▸ Aim of the task
Repeat the data that follows, word for word, without the images.

[START]

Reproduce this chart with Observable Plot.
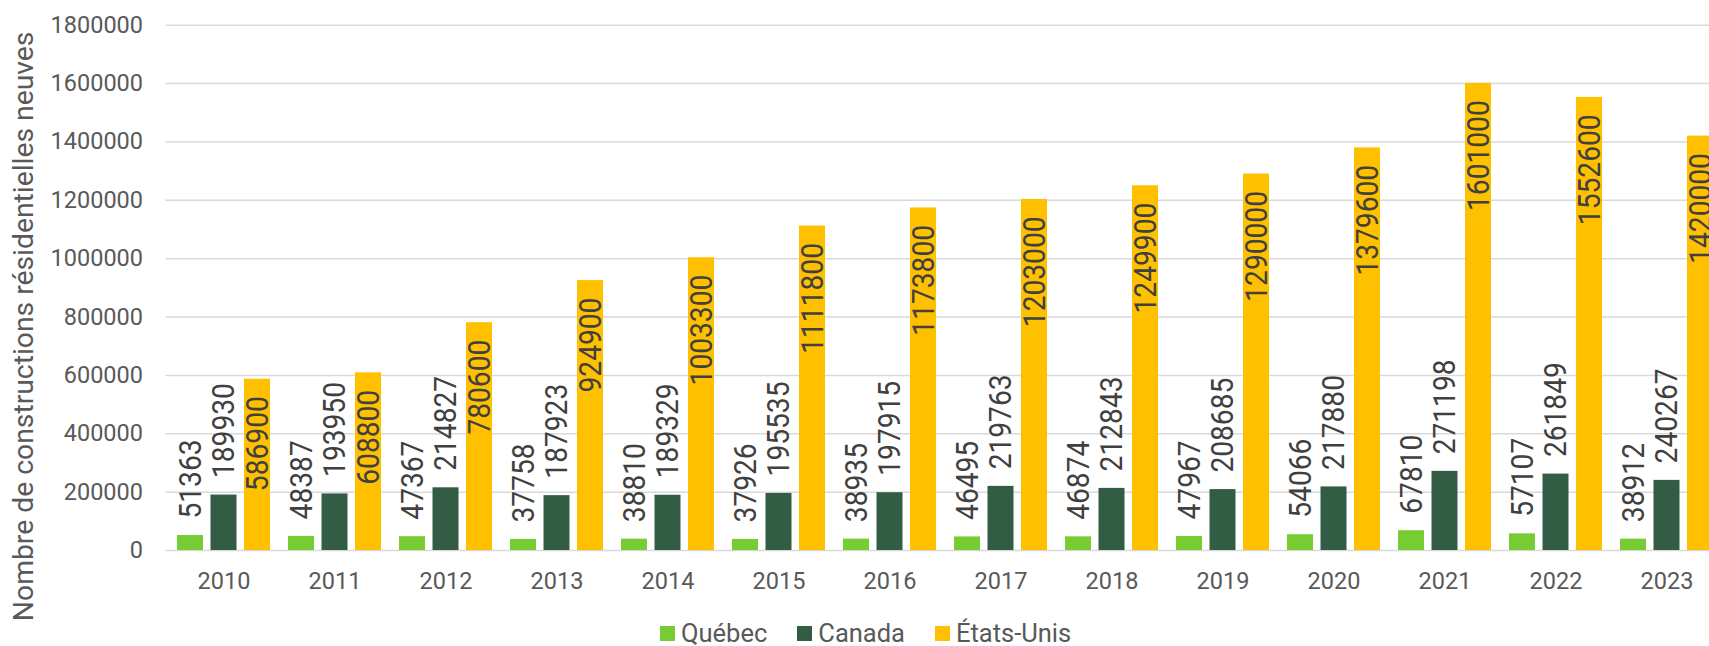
<!DOCTYPE html>
<html>
<head>
<meta charset="utf-8">
<script src="https://cdn.jsdelivr.net/npm/d3@7"></script>
<script src="https://cdn.jsdelivr.net/npm/@observablehq/plot@0.6"></script>
<style>
  html, body { margin: 0; padding: 0; background: #fff; overflow: hidden; }
  #wrap { position: relative; width: 1709px; height: 646px; overflow: hidden; }
  #chart { position: absolute; left: 0; top: 0; width: 1730px; }
  #chart svg { max-width: none !important; width: 1730px; }
  #legend { position: absolute; left: 660px; top: 621px; height: 24px; display: flex; align-items: center;
            font-family: Roboto, sans-serif; font-size: 25.5px; color: #595959; line-height: 24px; white-space: nowrap; }
  .item { display: flex; align-items: center; margin-right: 30px; }
  .sw { width: 15px; height: 15px; margin-right: 6px; }
</style>
</head>
<body>
<div id="wrap">
  <div id="chart"></div>
  <div id="legend"></div>
</div>
<script>
const years = ["2010","2011","2012","2013","2014","2015","2016","2017","2018","2019","2020","2021","2022","2023"];
const quebec = [51363, 48387, 47367, 37758, 38810, 37926, 38935, 46495, 46874, 47967, 54066, 67810, 57107, 38912];
const canada = [189930, 193950, 214827, 187923, 189329, 195535, 197915, 219763, 212843, 208685, 217880, 271198, 261849, 240267];
const etatsUnis = [586900, 608800, 780600, 924900, 1003300, 1111800, 1173800, 1203000, 1249900, 1290000, 1379600, 1601000, 1552600, 1420000];
const seriesNames = ["Québec", "Canada", "États-Unis"];
const seriesColors = ["#77cc33", "#325c44", "#ffc000"];
const yTicks = [0, 200000, 400000, 600000, 800000, 1000000, 1200000, 1400000, 1600000, 1800000];
const yTitle = "Nombre de constructions résidentielles neuves";

const seriesValues = [quebec, canada, etatsUnis];
const rows = seriesValues.map((vals, k) => years.map((y, i) => ({year: y, series: seriesNames[k], value: vals[i]})));

const off = 33.5; // offset between bars in a group
const marks = [
  Plot.ruleY(yTicks, {stroke: "#d9d9d9", strokeWidth: 1.5})
];
rows.forEach((data, k) => {
  marks.push(Plot.barY(data, {
    x: "year", y: "value", fill: seriesColors[k],
    insetLeft: k * off, insetRight: (2 - k) * off
  }));
});
rows.forEach((data, k) => {
  const inside = k === 2;
  marks.push(Plot.text(data, {
    x: "year", y: "value", text: d => String(d.value),
    rotate: -90, textAnchor: inside ? "end" : "start",
    dx: (k - 1) * off, dy: inside ? 17 : -17,
    fontSize: 32, fill: "#404040", fontFamily: "Roboto"
  }));
});
marks.push(Plot.text([yTitle], {
  text: d => d, frameAnchor: "left", textAnchor: "middle", rotate: -90,
  dx: -142, dy: 38.5, fontSize: 28.3, fill: "#595959", fontFamily: "Roboto"
}));

const plot = Plot.plot({
  width: 1730,
  height: 646,
  marginLeft: 165.5,
  marginRight: 6.3,
  marginTop: 24.7,
  marginBottom: 96,
  style: {fontFamily: "Roboto", fontSize: "23.5px", color: "#595959", background: "transparent", maxWidth: "none"},
  x: {domain: years, paddingInner: 0.164, paddingOuter: 0.082, tickSize: 0, tickPadding: 22, label: null},
  y: {domain: [0, 1800000], ticks: yTicks, tickSize: 0, tickPadding: 23, tickFormat: d => String(d), label: null},
  marks
});
document.getElementById("chart").appendChild(plot);

// condense the rotated value labels
plot.querySelectorAll("text").forEach(t => {
  const tr = t.getAttribute("transform");
  if (tr && tr.includes("rotate(-90)") && /^\d+$/.test(t.textContent)) {
    t.setAttribute("transform", tr + " scale(0.88,1)");
  }
});

const legend = document.getElementById("legend");
seriesNames.forEach((name, k) => {
  const it = document.createElement("div");
  it.className = "item";
  const sw = document.createElement("div");
  sw.className = "sw";
  sw.style.background = seriesColors[k];
  const tx = document.createElement("span");
  tx.textContent = name;
  it.appendChild(sw); it.appendChild(tx);
  legend.appendChild(it);
});
</script>
</body>
</html>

[END]

▸ Answer
Reproduce this chart with Observable Plot.
<!DOCTYPE html>
<html>
<head>
<meta charset="utf-8">
<script src="https://cdn.jsdelivr.net/npm/d3@7"></script>
<script src="https://cdn.jsdelivr.net/npm/@observablehq/plot@0.6"></script>
<style>
  html, body { margin: 0; padding: 0; background: #fff; overflow: hidden; }
  #wrap { position: relative; width: 1709px; height: 646px; overflow: hidden; }
  #chart { position: absolute; left: 0; top: 0; width: 1730px; }
  #chart svg { max-width: none !important; width: 1730px; }
  #legend { position: absolute; left: 660px; top: 621px; height: 24px; display: flex; align-items: center;
            font-family: Roboto, sans-serif; font-size: 25.5px; color: #595959; line-height: 24px; white-space: nowrap; }
  .item { display: flex; align-items: center; margin-right: 30px; }
  .sw { width: 15px; height: 15px; margin-right: 6px; }
</style>
</head>
<body>
<div id="wrap">
  <div id="chart"></div>
  <div id="legend"></div>
</div>
<script>
const years = ["2010","2011","2012","2013","2014","2015","2016","2017","2018","2019","2020","2021","2022","2023"];
const quebec = [51363, 48387, 47367, 37758, 38810, 37926, 38935, 46495, 46874, 47967, 54066, 67810, 57107, 38912];
const canada = [189930, 193950, 214827, 187923, 189329, 195535, 197915, 219763, 212843, 208685, 217880, 271198, 261849, 240267];
const etatsUnis = [586900, 608800, 780600, 924900, 1003300, 1111800, 1173800, 1203000, 1249900, 1290000, 1379600, 1601000, 1552600, 1420000];
const seriesNames = ["Québec", "Canada", "États-Unis"];
const seriesColors = ["#77cc33", "#325c44", "#ffc000"];
const yTicks = [0, 200000, 400000, 600000, 800000, 1000000, 1200000, 1400000, 1600000, 1800000];
const yTitle = "Nombre de constructions résidentielles neuves";

const seriesValues = [quebec, canada, etatsUnis];
const rows = seriesValues.map((vals, k) => years.map((y, i) => ({year: y, series: seriesNames[k], value: vals[i]})));

const off = 33.5; // offset between bars in a group
const marks = [
  Plot.ruleY(yTicks, {stroke: "#d9d9d9", strokeWidth: 1.5})
];
rows.forEach((data, k) => {
  marks.push(Plot.barY(data, {
    x: "year", y: "value", fill: seriesColors[k],
    insetLeft: k * off, insetRight: (2 - k) * off
  }));
});
rows.forEach((data, k) => {
  const inside = k === 2;
  marks.push(Plot.text(data, {
    x: "year", y: "value", text: d => String(d.value),
    rotate: -90, textAnchor: inside ? "end" : "start",
    dx: (k - 1) * off, dy: inside ? 17 : -17,
    fontSize: 32, fill: "#404040", fontFamily: "Roboto"
  }));
});
marks.push(Plot.text([yTitle], {
  text: d => d, frameAnchor: "left", textAnchor: "middle", rotate: -90,
  dx: -142, dy: 38.5, fontSize: 28.3, fill: "#595959", fontFamily: "Roboto"
}));

const plot = Plot.plot({
  width: 1730,
  height: 646,
  marginLeft: 165.5,
  marginRight: 6.3,
  marginTop: 24.7,
  marginBottom: 96,
  style: {fontFamily: "Roboto", fontSize: "23.5px", color: "#595959", background: "transparent", maxWidth: "none"},
  x: {domain: years, paddingInner: 0.164, paddingOuter: 0.082, tickSize: 0, tickPadding: 22, label: null},
  y: {domain: [0, 1800000], ticks: yTicks, tickSize: 0, tickPadding: 23, tickFormat: d => String(d), label: null},
  marks
});
document.getElementById("chart").appendChild(plot);

// condense the rotated value labels
plot.querySelectorAll("text").forEach(t => {
  const tr = t.getAttribute("transform");
  if (tr && tr.includes("rotate(-90)") && /^\d+$/.test(t.textContent)) {
    t.setAttribute("transform", tr + " scale(0.88,1)");
  }
});

const legend = document.getElementById("legend");
seriesNames.forEach((name, k) => {
  const it = document.createElement("div");
  it.className = "item";
  const sw = document.createElement("div");
  sw.className = "sw";
  sw.style.background = seriesColors[k];
  const tx = document.createElement("span");
  tx.textContent = name;
  it.appendChild(sw); it.appendChild(tx);
  legend.appendChild(it);
});
</script>
</body>
</html>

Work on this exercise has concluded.